Frequently Asked Questions

Q. How Much Can I/We Afford?
A. The formula some lenders use is called P.I.T.I., which stands for principal, interest, taxes and insurance. Principal is the amount of money that you borrow, interest is the amount of percentage of the loan, taxes are the total amount of the annual real estate property taxes, insurance is required for fire and etc.

Lenders consider using 28% of your gross income for long-term debt such as a mortgage payment. However, if you do not have a lot of long-term debt (mortgage payments, car loans, credit card payments), they may consider using up to 36% of your gross income. But keep in mind that a higher mortgage means a higher payment.

A good way to know how much you can afford is to go to a bank or talk with a mortgage company that you feel comfortable with and have them qualify you for a specific amount of money that they will let you borrow.

Q. Do I/We Need to Get an Appraisal Before Selling the Property?
A. You don't need an appraisal to list and sell your property. Most real estate companies will do a market analysis for you at no cost if you are going to list your property with them.
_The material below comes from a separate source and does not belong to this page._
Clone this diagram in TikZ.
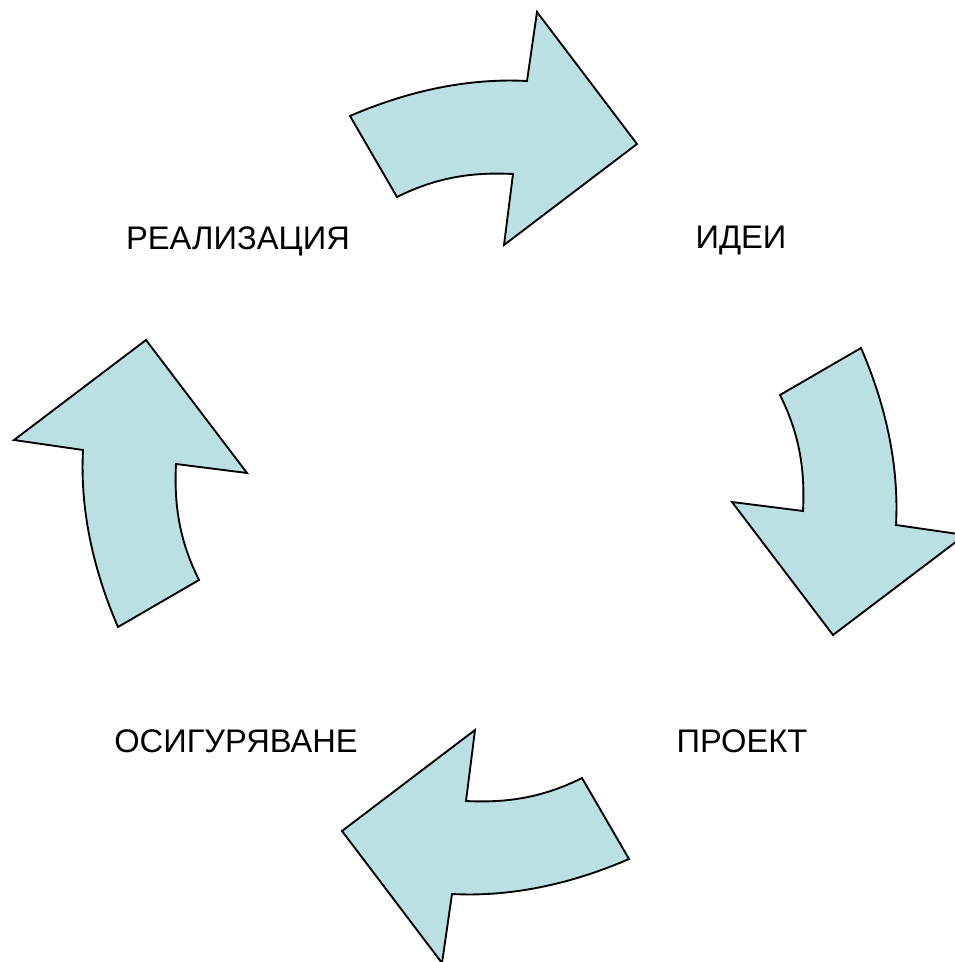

A market analysis is similar to an appraisal. The real estate agent/broker will find three or more properties which are similar to yours that have sold recently. This helps to determine what the marketing of your property would be. Although no two properties are identical, they get as close as they can to compare them to your property. They take the sold prices of the comparables and come up with an amount they feel that your property is worth.

An appraisal is a more in-depth way to determine the value of your property and lending institutions require an appraisal, not a market analysis, when getting a mortgage.